Very well written, fairly easy to follow. I definitely plan to re-read this a few times and I've passed it on to friends & family.

Rating: 3
Summary: At times interesting but more often long-wided and anecdotal
Comment: In Entwined Lives, researcher Nancy Segal draws upon hundreds of case studies to explore the physical development of twins, and to tackle the thorny nature-versus-nurture question. Segal is competent and often interesting when she sticks to the former; her forays into the latter, on the other hand, are long-winded and anecdotal, and clearly highlight her shaky grasp of statistical methods, not to mention the benefits of editing.

Among the more interesting ideas raised in the book is a detailed description of the different ways in which twins develop in utero from conception onward. I also found intriguing a description of a third type of twin, one in which both siblings share their mother's, though not their father's genes. This second topic, though, is barely developed, and there is little mention of how twins of this type are identified. This is typical for the book - interesting ideas are raised and then promptly abandoned, leaving the reader with little understanding or context.

At the same time, Segal does not hesitate to make broad generalizations about genetics and socialization from small collections of anecdotes. Much of the book is devoted to demonstrating the influence of genetics upon intelligence, behaviour, and athletic ability.
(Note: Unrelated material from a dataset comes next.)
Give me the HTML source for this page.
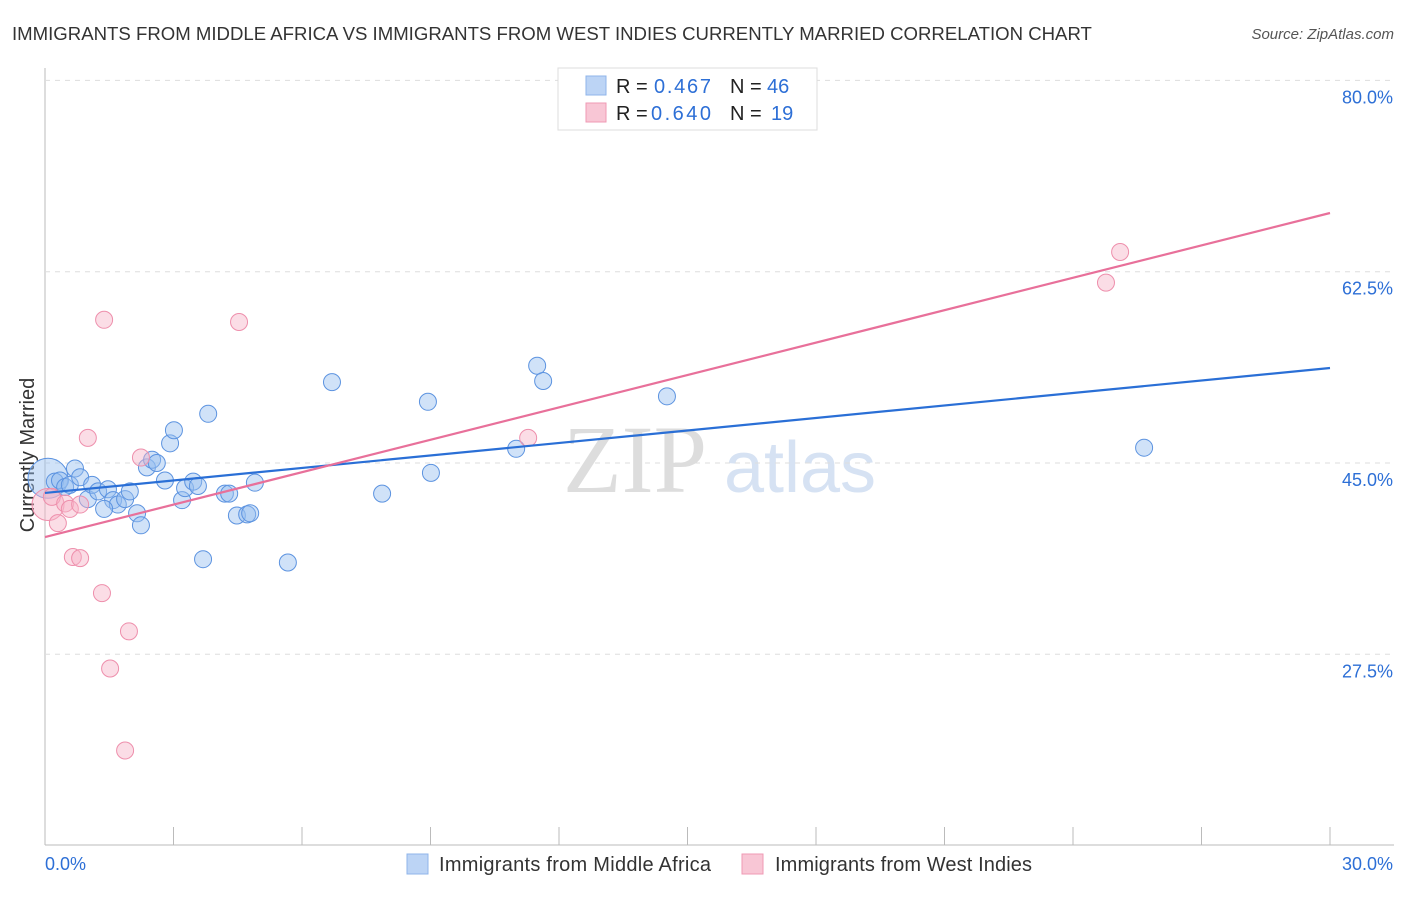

A chapter on twins separated at birth is well-written and its methods well-described, but it's the exception. On the whole, this section is filled with dozens of case studies and stories from which Segal draws a multitude of conclusions, some better founded than others. She has ample data to support her uncontroversial claim that genetics play a large role in determining intelligence and similarities in abilities, and belabours this obvious point for several chapters during much of the book. (Do we really need several paragraphs explaining that height and weight play a role in determining athletic ability?)

But she is just as prepared to base her theories on a story here, a fact there: one identical pair's preference for very rare meat, for instance, prompts Segal to hypothesize that not only do identical twins share preferences, but that the things they enjoy are likely to lie outside the mainstream. She also ponders at length the significance of one athletic twin claiming an Olympic gold while his cotwin ended up with the silver. After a paragraph of grade-school-level speculation, she raises the (most likely) possibility that the medal discrepancy doesn't mean anything. This book is filled with these sorts of useless, irrelevant tangents (the most bizarre involving a mention of the wholly theoretical "twins paradox" from special relativity in a section on a pair of identical astronauts) that go absolutely nowhere, and that should have been edited out of the first draft of the book. She devotes virtually no space whatsoever to explaining which of her data are statistically meaningful, but rambles at length about very minor aspects of her methodology, such as choosing the most suitable acronym to denote biologically unrelated same-age siblings.

The stories in Entwined Lives make for entertaining, if light, reading, and would have been more enjoyable if Segal didn't keep interrupting them with unsupported generalizations, or with the dozens of "see? Genetics ARE important" assertions that appear over and over again. And the scientific data would have been more useful had it been better, or more rigorously developed. As a book about human behaviour, which it claims to be, it is too long, and explains too little.